I would prefer to just have the various stats in the book, but not tie them into a Realm of Terror. Just something you could drop into a horror-themed game if you felt like it - or as I might do, having Lovecraftian horrors be the true manipulators and Dark Powers behind Ravenloft.
 


But Yithian do have a lot of story potential, both for body swapping story lines, and just being incomprehensibly alien, without actually being evil.
I ADORE monsters that are incomprehensible and not evil. Entities that are so beyond our understanding of morality that the concept of evil fails to work for them. It's difficult to pull off in D&D given the alignment system, but when it does, I love it.

The potential uses of the Great Race of Yith in my games has me excited for this book! I am excited to play around with them in my games, if that is what the art depicts.
 

I ADORE monsters that are incomprehensible and not evil. Entities that are so beyond our understanding of morality that the concept of evil fails to work for them. It's difficult to pull off in D&D given the alignment system, but when it does, I love it.

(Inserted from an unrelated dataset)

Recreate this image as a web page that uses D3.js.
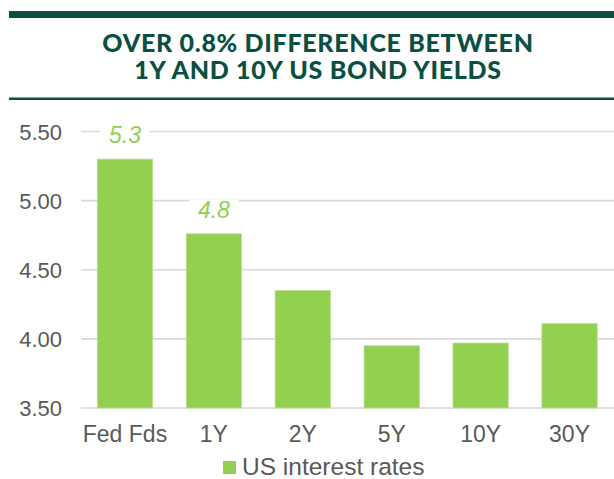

The potential uses of the Great Race of Yith in my games has me excited for this book! I am excited to play around with them in my games, if that is what the art depicts.
The Great Race in Ravenloft does bother me much less than Cthulhu does.
 

The Great Race in Ravenloft does bother me much less than Cthulhu does.
Understandable!

While I'm on the fence about Cthulhu in D&D, I do understand your point of view here. I like both D&D and Lovecraft, but I also like Godzilla, for example, and while a reference in some way to the Kaiju genre in a 5e book is cool (we've seen some of it so far!), having actual, literal Godzilla™️ show up in this book would weird me out. There's "two great tastes that taste great together", and there's "pop culture for the sake of pop culture".
 

I mean it's not needed. VRGR took great pains to remove the "copy my homework but put it in your own words" elements from a lot of domains. Putting actual Chthulu feels a bit out of place. Not that cosmic horror shouldn't have a place, but it should probably be D&D's take on a cosmic entity rather than a famous literally character. D&D could have used Tharizdun for example. Or any of the Elder Evils they used before.

Then again, if Ravenloft can survive Lord Soth and Venca being trapped, it can survive Chthulu...
Revisiting Red Masques in this book would not be impossible.
 



Beginning? It feels like 1979 all over again to me! I really missed that 1st edition wacky crossover spirit. After that D&D started taking itself far too seriously.
Yeah, honestly modern media needs more of this energy, not less. A lot of companies are doing it poorly but anything worth doing is worth doing porrly.